-- Start of Raw data --
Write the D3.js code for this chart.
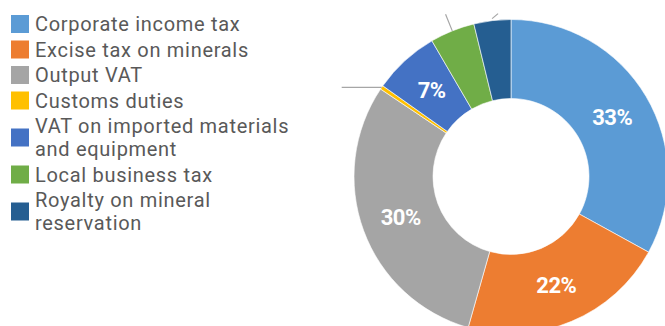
<!DOCTYPE html>
<html>
<head>
<meta charset="utf-8">
<script src="https://cdn.jsdelivr.net/npm/d3@7"></script>
<style>
  body { margin: 0; background: #fff; }
  svg { display: block; font-family: Roboto, "Noto Sans", sans-serif; }
</style>
</head>
<body>
<svg id="chart" width="665" height="326"></svg>
<script>
// tax revenue shares (%)
var categories = ["Corporate income tax", "Excise tax on minerals", "Output VAT", "Customs duties",
  "VAT on imported materials and equipment", "Local business tax", "Royalty on mineral reservation"];
var legendLines = [["Corporate income tax"], ["Excise tax on minerals"], ["Output VAT"], ["Customs duties"],
  ["VAT on imported materials", "and equipment"], ["Local business tax"], ["Royalty on mineral", "reservation"]];
var values = [33.0, 21.4, 30.0, 0.4, 6.8, 4.6, 3.8];
var labels = ["33%", "22%", "30%", "", "7%", "", ""];
var colors = ["#5b9bd5", "#ed7d31", "#a5a5a5", "#ffc000", "#4472c4", "#70ad47", "#255e91"];

var svg = d3.select("#chart");

// legend
var leg = svg.append("g").attr("class", "legend");
var y = 24;
legendLines.forEach(function(lines, i){
  var g = leg.append("g");
  var mid = y + (lines.length - 1) * 23 / 2;
  g.append("rect").attr("x", 11).attr("y", mid - 9).attr("width", 18).attr("height", 18).attr("fill", colors[i]);
  lines.forEach(function(t, j){
    g.append("text").attr("x", 35).attr("y", y + j * 23).attr("dy", "0.35em")
      .attr("font-size", 20).attr("letter-spacing", 0.7).attr("fill", "#595959").text(t);
  });
  y += lines.length * 23 + 2.5;
});

// donut
var cx = 511, cy = 176.5, rOuter = 157, rInner = 78;
var pie = d3.pie().sort(null).value(function(d){ return d; });
var arcs = pie(values);
var arc = d3.arc().innerRadius(rInner).outerRadius(rOuter);

var g = svg.append("g").attr("transform", "translate(" + cx + "," + cy + ")");
g.selectAll("path").data(arcs).enter().append("path")
  .attr("d", arc)
  .attr("fill", function(d, i){ return colors[i]; })
  .attr("stroke", "#fff").attr("stroke-width", 0.6);

g.selectAll("text.lbl").data(arcs).enter().append("text")
  .attr("class", "lbl")
  .attr("transform", function(d){ return "translate(" + arc.centroid(d) + ")"; })
  .attr("text-anchor", "middle").attr("dy", "0.36em")
  .attr("font-size", 22).attr("font-weight", "bold").attr("fill", "#fff")
  .attr("letter-spacing", -0.5)
  .text(function(d, i){ return labels[i]; });

// leader lines for the small slices (their labels fall outside the frame)
function outerPt(d, r){
  var a = (d.startAngle + d.endAngle) / 2;
  return [r * Math.sin(a), -r * Math.cos(a)];
}
var lead = g.append("g").attr("stroke", "#a6a6a6").attr("stroke-width", 1.2).attr("fill", "none");
var p3 = outerPt(arcs[3], rOuter);
lead.append("line").attr("x1", p3[0]).attr("y1", p3[1]).attr("x2", p3[0] - 40).attr("y2", p3[1]);
var p5 = outerPt(arcs[5], rOuter), p5b = outerPt(arcs[5], rOuter + 18);
lead.append("line").attr("x1", p5[0]).attr("y1", p5[1]).attr("x2", p5b[0]).attr("y2", p5b[1]);
var p6 = outerPt(arcs[6], rOuter + 2);
lead.append("line").attr("x1", p6[0]).attr("y1", p6[1]).attr("x2", p6[0] + 6).attr("y2", p6[1] - 5);
</script>
</body>
</html>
-- End of Raw data --
Looking at the listing above, how many of its lines contain the string "chart"? Give the number alone.

* Solution to this task: 3